Après un éclat de rire, son partenaire enchaîne : « C’est formidable parce que toi, le créateur et comédien, en jouant tous les autres personnages, tu te retrouves à m’envelopper. Il y a quelque chose du grand frère dans la dynamique qui va s’installer. Tu viens nourrir la pièce de ton ami Yves, qui joue Philippe. » Cette collaboration le touche.
Robert Lepage note l’intérêt de faire incarner le frère plus introverti par le flamboyant acteur. « La pièce s’intitule La face cachée parce qu’en solo, le comédien, s’il a à jouer son contraire, le frère qui est son opposé, il va montrer une face cachée de lui. » Chacun des interprètes y explore des facettes possiblement moins connues de sa personnalité. « Yves est très expansif, ce qu’on a vu beaucoup à la télé, dans la variété. Et il a un côté de sa personnalité qui est très profond, réfléchi, timide. Donc, c’est intéressant, cette inversion momentanée, qu’il ait à jouer peut-être la chose qui lui ressemble le moins. » Pareil pour lui. « C’est très le fun à faire. Et c’est ça, jouer. »
Effet miroir
Outre son caractère événementiel, Lepage estime que cette version en duo « vient compléter le travail d’écriture », d’une certaine façon. « Un solo, habituellement, c’est quelqu’un qui monologue. Mais moi, je fais des dialogues par défaut : dans mes solos, je parle toujours à quelqu’un qui est dans les coulisses ou au téléphone. Et très longtemps, j’ai voulu voir ce que ça donnerait de les dialoguer avec un autre acteur. Cela va amener une autre dimension. » Même si les deux frères ont finalement peu de scènes ensemble — ça se fait par l’entremise des autres personnages —, il y aura la rencontre sur scène de « deux énergies », une complicité.
Fascinant, ce face-à-face entre le créateur l’acteur qui l’a remplacé dans le solo. La pièce faisait déjà des allusions à la notion de miroir.
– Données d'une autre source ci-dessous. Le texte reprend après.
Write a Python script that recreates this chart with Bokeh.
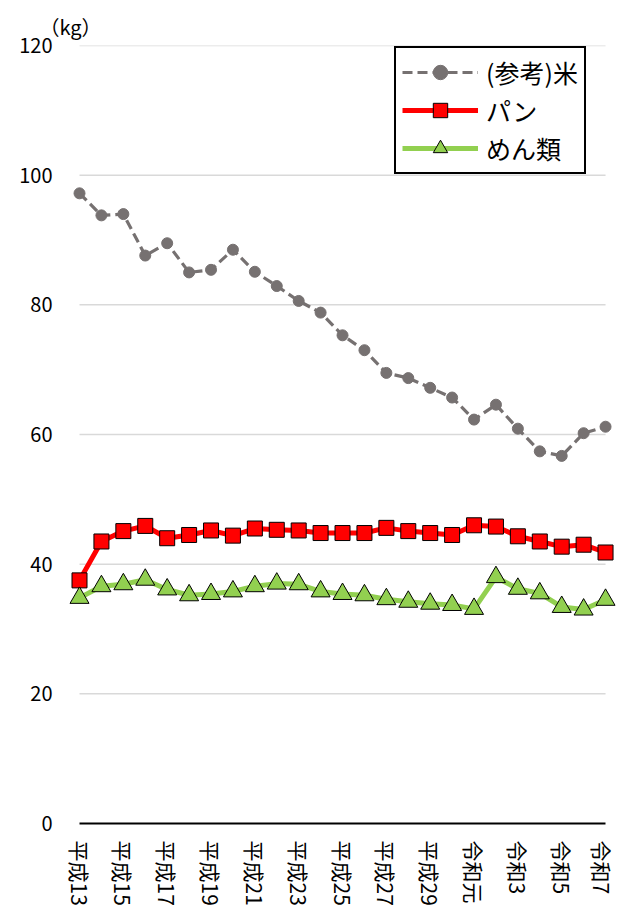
from bokeh.plotting import figure
from bokeh.models import FixedTicker, Legend, LegendItem, Title
from bokeh.embed import file_html
from bokeh.resources import INLINE

years = ["平成13", "平成14", "平成15", "平成16", "平成17", "平成18", "平成19",
         "平成20", "平成21", "平成22", "平成23", "平成24", "平成25", "平成26",
         "平成27", "平成28", "平成29", "平成30", "令和元", "令和2", "令和3",
         "令和4", "令和5", "令和6", "令和7"]
rice = [97.2, 93.8, 94.0, 87.6, 89.5, 85.0, 85.4, 88.5, 85.1, 82.9, 80.6, 78.8,
        75.3, 73.0, 69.5, 68.7, 67.2, 65.7, 62.3, 64.6, 60.9, 57.4, 56.7, 60.2, 61.2]
bread = [37.5, 43.5, 45.1, 45.9, 44.0, 44.5, 45.2, 44.4, 45.5, 45.3, 45.2, 44.8,
         44.8, 44.8, 45.6, 45.1, 44.8, 44.5, 46.0, 45.8, 44.3, 43.5, 42.7, 43.0, 41.8]
noodles = [34.8, 36.6, 36.9, 37.6, 36.1, 35.2, 35.4, 35.8, 36.6, 37.0, 36.9, 35.8,
           35.4, 35.2, 34.6, 34.2, 33.9, 33.7, 33.1, 38.0, 36.2, 35.5, 33.4, 33.0, 34.5]
y_ticks = [0, 20, 40, 60, 80, 100, 120]
series_names = ["(参考)米", "パン", "めん類"]
unit_text = "（kg）"

x = list(range(len(years)))
FONT = "Noto Sans CJK JP"

p = figure(width=616, height=918, x_range=(-0.776, 24.50), y_range=(0, 120),
           output_backend="svg", toolbar_location=None,
           min_border_left=62, min_border_right=0, min_border_top=45, min_border_bottom=95)
p.outline_line_color = None
p.xgrid.visible = False
p.ygrid.visible = False
p.background_fill_color = "white"

# gridlines spanning the data extent
gy = y_ticks[1:]
p.segment(x0=[x[0]] * len(gy), y0=gy, x1=[x[-1]] * len(gy), y1=gy,
          line_color="#D9D9D9", line_width=1.5)

r_rice_l = p.line(x, rice, line_color="#767171", line_width=3.2, line_dash="10 5")
r_rice_m = p.scatter(x, rice, marker="circle", size=11, fill_color="#767171",
                     line_color="#767171", level="overlay")
r_bread_l = p.line(x, bread, line_color="#FF0000", line_width=5)
r_bread_m = p.scatter(x, bread, marker="square", size=15, fill_color="#FF0000",
                      line_color="black", line_width=1, level="overlay")
r_nood_l = p.line(x, noodles, line_color="#92D050", line_width=5)
r_nood_m = p.scatter(x, noodles, marker="triangle", size=19, fill_color="#92D050",
                     line_color="black", line_width=1, level="overlay")

xa = p.xaxis[0]
xa.ticker = FixedTicker(ticks=x[::2])
xa.major_label_overrides = {i: years[i] for i in x[::2]}
xa.major_label_orientation = "vertical"
xa.bounds = (x[0], x[-1])
xa.axis_line_color = "black"
xa.axis_line_width = 2
xa.major_tick_line_color = None
xa.minor_tick_line_color = None
xa.major_tick_out = 0
xa.minor_tick_out = 0
xa.major_label_standoff = 17
xa.major_label_text_font_size = "21px"
xa.major_label_text_font = FONT
xa.major_label_text_color = "black"

ya = p.yaxis[0]
ya.ticker = FixedTicker(ticks=y_ticks)
ya.axis_line_color = None
ya.major_tick_line_color = None
ya.minor_tick_line_color = None
ya.major_tick_out = 0
ya.minor_tick_out = 0
ya.major_label_standoff = 10
ya.major_label_text_font_size = "20px"
ya.major_label_text_font = FONT
ya.major_label_text_color = "black"

p.add_layout(Title(text=unit_text, align="left", offset=-23, text_font_size="20px",
                   text_font=FONT, text_font_style="normal", text_color="black",
                   standoff=9), "above")

legend = Legend(items=[
    LegendItem(label=series_names[0], renderers=[r_rice_l, r_rice_m]),
    LegendItem(label=series_names[1], renderers=[r_bread_l, r_bread_m]),
    LegendItem(label=series_names[2], renderers=[r_nood_l, r_nood_m]),
], location=(332, 649))
legend.glyph_width = 76
legend.glyph_height = 36
legend.label_height = 36
legend.label_standoff = 8
legend.spacing = 2
legend.padding = 6
legend.margin = 0
legend.label_text_font_size = "25px"
legend.label_text_font = FONT
legend.label_text_color = "black"
legend.border_line_color = "black"
legend.border_line_width = 2
legend.border_line_alpha = 1
legend.background_fill_alpha = 1
p.add_layout(legend, "center")

open("out.html", "w").write(file_html(p, INLINE))
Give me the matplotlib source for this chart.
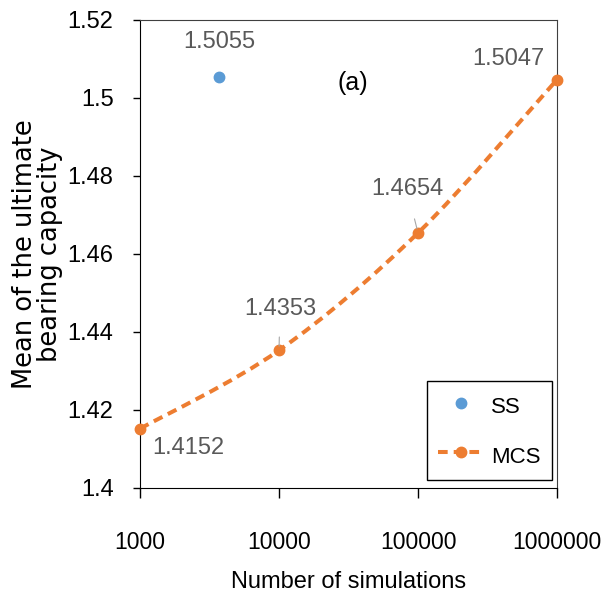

Lepage revient à la métaphore de la face cachée de la lune, une surface qu’on s’est longtemps imaginée à tort pareille à la visible. « Et c’est ce que je trouve intéressant dans cette aventure — si tu me permets de raconter ça, Yves. On sait qu’Yves a un immense talent d’imitateur. Sauf que c’est aussi
On raconte une histoire. Quelque chose de très intime. Et de très personnel à Robert. Alors je ne pouvais pas me permettre d’aller trop loin. Je voulais suivre le chemin de Robert au départ, et ensuite décoller.
YVES JACQUES
un défaut : au départ, il avait tendance à m’imiter, il voulait être fidèle à l’interprétation de la pièce. » L’auteur a fini par lui dire qu’il devait la faire sienne. Ce qui s’est produit quand les tournées ont commencé. « Lorsque je le vois jouer, je me reconnais. Il y a encore une fois cet effet miroir, parce qu’il y a eu énormément d’emprunts à ce que je faisais. Mais c’est aussi assez différent pour en faire une affaire très personnelle. »
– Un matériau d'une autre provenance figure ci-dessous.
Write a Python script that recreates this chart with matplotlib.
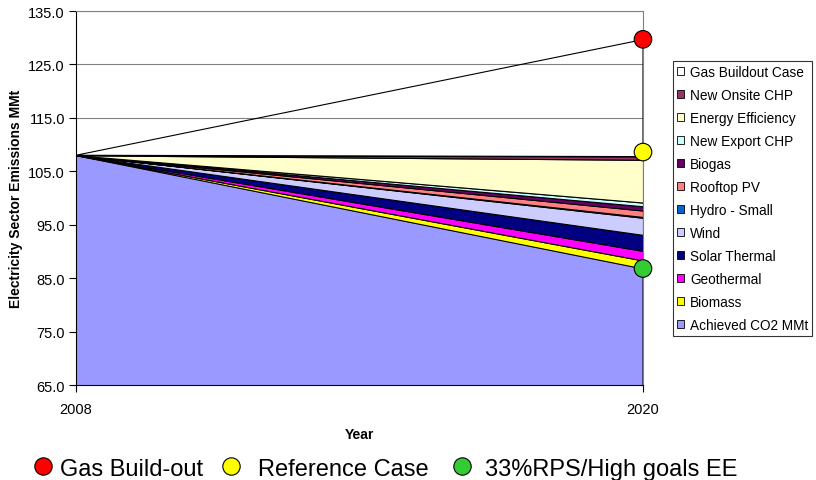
import matplotlib
matplotlib.use("Agg")
import matplotlib.pyplot as plt
from matplotlib.lines import Line2D
from matplotlib.patches import Patch

plt.rcParams['font.family'] = ['Liberation Sans', 'DejaVu Sans']

years = [2008, 2020]
# stacked layer increments (bottom to top) at 2008 and 2020
series_names = ["Achieved CO2 MMt", "Biomass", "Geothermal", "Solar Thermal", "Wind",
                "Hydro - Small", "Rooftop PV", "Biogas", "New Export CHP",
                "Energy Efficiency", "New Onsite CHP", "Gas Buildout Case"]
achieved = [108.0, 86.8]
biomass = [0.0, 1.5]
geothermal = [0.0, 1.8]
solar_thermal = [0.0, 3.0]
wind = [0.0, 3.2]
hydro_small = [0.0, 0.15]
rooftop_pv = [0.0, 1.2]
biogas = [0.0, 0.8]
new_export_chp = [0.0, 0.7]
energy_eff = [0.0, 8.0]
new_onsite_chp = [0.0, 0.6]
gas_buildout = [0.0, 21.9]

series_colors = ["#9999FF", "#FFFF00", "#FF00FF", "#000080", "#CCCCFF", "#0066CC",
                 "#FF8080", "#660066", "#CCFFFF", "#FFFFCC", "#993366", "#FFFFFF"]

scenario_names = ["Gas Build-out", "Reference Case", "33%RPS/High goals EE"]
scenario_values = [129.7, 108.6, 86.8]
scenario_colors = ["#FF0000", "#FFFF00", "#33CC33"]

y_ticks = [65.0, 75.0, 85.0, 95.0, 105.0, 115.0, 125.0, 135.0]

W, H = 816, 481
fig = plt.figure(figsize=(W/100, H/100), dpi=100)
ax = fig.add_axes([76/W, 1-386/H, (643-76)/W, (386-12)/H])

layers = [achieved, biomass, geothermal, solar_thermal, wind, hydro_small, rooftop_pv,
          biogas, new_export_chp, energy_eff, new_onsite_chp, gas_buildout]
polys = ax.stackplot(years, *layers, colors=series_colors, edgecolor="black",
                     linewidth=0.8, zorder=2)
polys[-1].set_facecolor("none")

ax.scatter([years[1]]*3, scenario_values, s=160, c=scenario_colors, edgecolors="black",
           linewidths=0.8, zorder=5, clip_on=False)

ax.set_xlim(2008, 2020)
ax.set_ylim(65, 135)
ax.set_yticks(y_ticks)
ax.set_yticklabels([f"{v:.1f}" for v in y_ticks], fontsize=10.5)
ax.set_xticks(years)
ax.set_xticklabels([str(y) for y in years], fontsize=10.5)
ax.tick_params(axis="x", length=5, width=0.8, pad=7)
ax.tick_params(axis="y", length=5, width=0.8, pad=3)
ax.yaxis.grid(True, color="#808080", linewidth=0.8, zorder=0)
ax.set_axisbelow(True)
for s in ["top", "right"]:
    ax.spines[s].set_color("#808080")
for s in ["left", "bottom"]:
    ax.spines[s].set_color("black")

ax.set_ylabel("Electricity Sector Emissions MMt", fontsize=10, fontweight="bold", labelpad=4)
ax.set_xlabel("Year", fontsize=10, fontweight="bold", labelpad=8)

handles = [Patch(facecolor=c, edgecolor="black", linewidth=0.6) for c in series_colors]
leg = fig.legend(handles[::-1], series_names[::-1], loc="upper left",
                 bbox_to_anchor=(673/W, 1-62/H), fontsize=9.8, frameon=True,
                 fancybox=False, edgecolor="black", handlelength=0.5, handleheight=0.5,
                 handletextpad=0.45, labelspacing=0.66, borderpad=0.3, borderaxespad=0)
leg.get_frame().set_linewidth(0.8)

# bottom scenario key
for name, col, cx, tx in zip(scenario_names, scenario_colors, [43, 231, 462], [60, 258, 485]):
    fig.add_artist(Line2D([cx/W], [1-467/H], marker="o", linestyle="none", markersize=12.5,
                          markerfacecolor=col, markeredgecolor="black", markeredgewidth=0.8,
                          transform=fig.transFigure))
    fig.text(tx/W, 1-476/H, name, fontsize=17, ha="left", va="baseline")

fig.savefig("out.png", dpi=100)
« J’avais besoin de me rassurer, explique Jacques, d’être sûr que je ne kidnappais pas le spectacle de Lepage à mon bénéfice. Et s’il y a une chose que tu m’as apprise, Robert, c’est bien l’humilité. Tu vas me dire : “Il t’en reste encore à apprendre !” [rires]. » Le remplaçant tenait à servir l’oeuvre, plutôt qu’à se mettre en évidence. « On raconte une histoire. Quelque chose de très intime. Et de très personnel à Robert. Alors je ne pouvais pas me permettre d’aller trop loin. Je voulais suivre le chemin de Robert au départ, et ensuite décoller. »
Du théâtre à la télévision
Format du petit écran — et pauses publicitaires — oblige, on verra une version un peu resserrée de La face cachée. La temporalité est très différente à la télé, rappelle Lepage. Le temps ne se « dilate » pas comme sur scène.
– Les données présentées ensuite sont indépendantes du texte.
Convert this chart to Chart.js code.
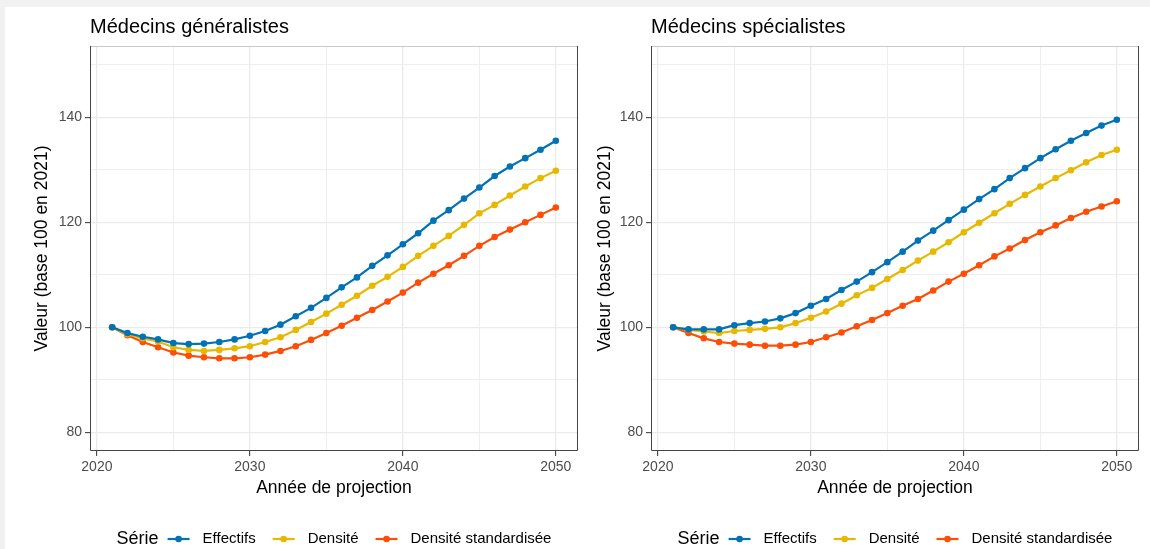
<!DOCTYPE html>
<html lang="fr">
<head>
<meta charset="utf-8">
<title>Projection des médecins</title>
<script src="https://cdn.jsdelivr.net/npm/chart.js@4.4.1/dist/chart.umd.min.js"></script>
<style>
  html, body { margin: 0; padding: 0; background: #f1f1f1; }
  body { width: 1150px; height: 549px; position: relative; overflow: hidden; }
  #card { position: absolute; left: 5px; top: 7px; right: 0; bottom: 0; background: #fff; }
  canvas { position: absolute; top: 0; }
  #cGen { left: 0; }
  #cSpe { left: 592px; }
</style>
</head>
<body>
<div id="card"></div>
<canvas id="cGen" width="592" height="549"></canvas>
<canvas id="cSpe" width="558" height="549"></canvas>
<script>
// années de projection
const annees = [2021, 2022, 2023, 2024, 2025, 2026, 2027, 2028, 2029, 2030,
  2031, 2032, 2033, 2034, 2035, 2036, 2037, 2038, 2039, 2040,
  2041, 2042, 2043, 2044, 2045, 2046, 2047, 2048, 2049, 2050];

const series = ["Effectifs", "Densité", "Densité standardisée"];
const couleurs = ["#0072B5", "#E7B800", "#FC4E07"];

// médecins généralistes
const genEffectifs = [100, 98.9, 98.2, 97.7, 97.0, 96.8, 96.9, 97.2, 97.7, 98.4,
  99.3, 100.5, 102.1, 103.7, 105.6, 107.6, 109.5, 111.7, 113.7, 115.8,
  117.9, 120.3, 122.3, 124.5, 126.6, 128.8, 130.6, 132.2, 133.8, 135.5];
const genDensite = [100, 98.7, 97.9, 97.3, 96.2, 95.7, 95.5, 95.7, 96.0, 96.4,
  97.2, 98.1, 99.5, 101.0, 102.6, 104.3, 106.0, 107.9, 109.6, 111.5,
  113.6, 115.5, 117.4, 119.5, 121.7, 123.3, 125.1, 126.8, 128.4, 129.8];
const genStandard = [100, 98.5, 97.2, 96.2, 95.2, 94.6, 94.3, 94.1, 94.1, 94.3,
  94.8, 95.5, 96.4, 97.6, 98.9, 100.3, 101.8, 103.3, 104.9, 106.6,
  108.5, 110.2, 111.8, 113.6, 115.5, 117.2, 118.6, 120.0, 121.4, 122.8];

// médecins spécialistes
const speEffectifs = [100, 99.6, 99.6, 99.6, 100.4, 100.8, 101.1, 101.7, 102.7, 104.1,
  105.4, 107.1, 108.7, 110.5, 112.4, 114.4, 116.5, 118.4, 120.4, 122.4,
  124.4, 126.3, 128.4, 130.3, 132.2, 133.9, 135.5, 137.0, 138.4, 139.5];
const speDensite = [100, 99.5, 99.2, 98.9, 99.3, 99.5, 99.7, 100.0, 100.8, 101.8,
  103.0, 104.5, 106.1, 107.5, 109.2, 110.9, 112.7, 114.4, 116.2, 118.1,
  119.9, 121.7, 123.5, 125.2, 126.8, 128.4, 129.9, 131.4, 132.8, 133.8];
const speStandard = [100, 98.9, 97.9, 97.2, 96.9, 96.7, 96.5, 96.5, 96.7, 97.2,
  98.1, 99.0, 100.2, 101.4, 102.7, 104.1, 105.4, 107.0, 108.7, 110.2,
  111.8, 113.5, 115.0, 116.6, 118.1, 119.4, 120.8, 122.0, 123.0, 124.0];

const xTicks = [2020, 2025, 2030, 2035, 2040, 2045, 2050];
const yTicks = [80, 90, 100, 110, 120, 130, 140, 150];

const POLICE = '"Liberation Sans", Arial, Helvetica, sans-serif';

// titre du panneau, aligné sur la zone de tracé (comme ggplot)
const titrePlugin = {
  id: "titrePanneau",
  afterDraw(chart, args, opts) {
    const { ctx, chartArea } = chart;
    ctx.save();
    ctx.font = "20px " + POLICE;
    ctx.fillStyle = "#000";
    ctx.textBaseline = "alphabetic";
    ctx.textAlign = "left";
    ctx.fillText(opts.text, chartArea.left, 33);
    ctx.restore();
  },
};

// cadre du panneau
const cadrePlugin = {
  id: "cadre",
  afterDraw(chart) {
    const { ctx, chartArea: a } = chart;
    ctx.save();
    ctx.lineWidth = 1;
    ctx.strokeStyle = "#c8c8c8";
    ctx.beginPath();
    ctx.moveTo(a.left, a.top + 0.5);
    ctx.lineTo(a.right, a.top + 0.5);
    ctx.stroke();
    ctx.strokeStyle = "#444";
    ctx.beginPath();
    ctx.moveTo(a.left + 0.5, a.top);
    ctx.lineTo(a.left + 0.5, a.bottom - 0.5);
    ctx.lineTo(a.right - 0.5, a.bottom - 0.5);
    ctx.lineTo(a.right - 0.5, a.top);
    ctx.stroke();
    ctx.restore();
  },
};

// légende "Série" façon ggplot, centrée sous le panneau
const legendePlugin = {
  id: "legendeSerie",
  afterDraw(chart) {
    const { ctx, chartArea } = chart;
    const y = 539;
    const keyW = 22, gapTitre = 9, gapKey = 13, gapItem = 17;
    ctx.save();
    ctx.textBaseline = "middle";
    ctx.textAlign = "left";
    ctx.font = "18px " + POLICE;
    const wTitre = ctx.measureText("Série").width;
    ctx.font = "15px " + POLICE;
    const wLab = series.map((s) => ctx.measureText(s).width);
    let total = wTitre + gapTitre;
    wLab.forEach((w, i) => {
      total += keyW + gapKey + w + (i < wLab.length - 1 ? gapItem : 0);
    });
    let x = (chartArea.left + chartArea.right) / 2 - total / 2;

    ctx.fillStyle = "#000";
    ctx.font = "18px " + POLICE;
    ctx.fillText("Série", x, y);
    x += wTitre + gapTitre;

    ctx.font = "15px " + POLICE;
    series.forEach((s, i) => {
      ctx.strokeStyle = couleurs[i];
      ctx.fillStyle = couleurs[i];
      ctx.lineWidth = 2.2;
      ctx.beginPath();
      ctx.moveTo(x, y);
      ctx.lineTo(x + keyW, y);
      ctx.stroke();
      ctx.beginPath();
      ctx.arc(x + keyW / 2, y, 3.3, 0, Math.PI * 2);
      ctx.fill();
      x += keyW + gapKey;
      ctx.fillStyle = "#000";
      ctx.fillText(s, x, y);
      x += wLab[i] + gapItem;
    });
    ctx.restore();
  },
};

function makeChart(id, titre, valeurs, yWidth, padRight, yTitlePad) {
  const datasets = valeurs.map((vals, i) => ({
    label: series[i],
    data: annees.map((a, k) => ({ x: a, y: vals[k] })),
    borderColor: couleurs[i],
    backgroundColor: couleurs[i],
    borderWidth: 2.2,
    pointRadius: 3.3,
    pointBorderWidth: 0,
    pointHoverRadius: 3.3,
    tension: 0,
  }));

  return new Chart(document.getElementById(id), {
    type: "line",
    data: { datasets },
    options: {
      responsive: false,
      animation: false,
      devicePixelRatio: 1,
      layout: { padding: { top: 46, right: padRight, left: 0, bottom: 0 } },
      plugins: {
        legend: { display: false },
        tooltip: { enabled: false },
        titrePanneau: { text: titre },
      },
      scales: {
        x: {
          type: "linear",
          min: 2019.55,
          max: 2051.45,
          afterBuildTicks: (s) => { s.ticks = xTicks.map((v) => ({ value: v })); },
          afterFit: (s) => { s.height = 98; },
          border: { display: false },
          grid: {
            color: "#ebebeb",
            lineWidth: (c) => (c.tick && c.tick.value % 10 === 0 ? 1.3 : 0.8),
            tickColor: (c) => (c.tick && c.tick.value % 10 === 0 ? "#333" : "rgba(0,0,0,0)"),
            tickLength: 5,
            tickWidth: 1,
          },
          ticks: {
            autoSkip: false,
            maxRotation: 0,
            padding: 3,
            color: "#4d4d4d",
            font: { family: POLICE, size: 14 },
            callback: (v) => (v % 10 === 0 ? String(v) : ""),
          },
          title: {
            display: true,
            text: "Année de projection",
            color: "#000",
            font: { family: POLICE, size: 17.5 },
            padding: { top: 0, bottom: 50.5 },
          },
        },
        y: {
          min: 76.45,
          max: 153.55,
          afterBuildTicks: (s) => { s.ticks = yTicks.map((v) => ({ value: v })); },
          afterFit: (s) => { s.width = yWidth; },
          border: { display: false },
          grid: {
            color: "#ebebeb",
            lineWidth: (c) => (c.tick && c.tick.value % 20 === 0 ? 1.3 : 0.8),
            tickColor: (c) => (c.tick && c.tick.value % 20 === 0 ? "#333" : "rgba(0,0,0,0)"),
            tickLength: 5,
            tickWidth: 1,
          },
          ticks: {
            padding: 3,
            color: "#4d4d4d",
            font: { family: POLICE, size: 14 },
            callback: (v) => (v % 20 === 0 ? String(v) : ""),
          },
          title: {
            display: true,
            text: "Valeur (base 100 en 2021)",
            color: "#000",
            font: { family: POLICE, size: 17.5 },
            padding: { top: yTitlePad, bottom: 0 },
          },
        },
      },
    },
    plugins: [titrePlugin, cadrePlugin, legendePlugin],
  });
}

makeChart("cGen", "Médecins généralistes", [genEffectifs, genDensite, genStandard], 90, 14, 31.5);
makeChart("cSpe", "Médecins spécialistes", [speEffectifs, speDensite, speStandard], 59, 11, 2.5);
</script>
</body>
</html>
L’expérience inédite du théâtre capté en direct lui vaudra probablement le trac. « Mais ça rappelle nos belles années de la LNI, à Yves et moi. Et toute la belle époque des Beaux dimanches en direct. Jeune aspirant acteur, moi, ça me foutait la trouille. » Des événements comme on n’en fait plus. « C’est le fun d’essayer de revenir à cette excitation. C’est très onéreux, ce n’est pas évident de nos jours de faire du direct. Mais je pense que notre show se prête bien à ça. »
C’est aussi une occasion d’élargir le public québécois, paradoxalement, d’une pièce qui a été jouée dans 28 pays. « On a fait un tour du monde avec La face cachée, note Yves Jacques. Mais on n’a pas pu servir le Québec, aller dans les régions. C’est un spectacle qui coûte très cher et prend trois jours de montage. Là, c’est l’occasion de le montrer partout. »
Et on aura beau être chacun confiné devant notre écran, l’expérience sera collective en ce qu’on se sera tous réunis au même moment, interprètes et spectateurs, pour partager ce frisson du théâtre qui nous manque tant en ce moment.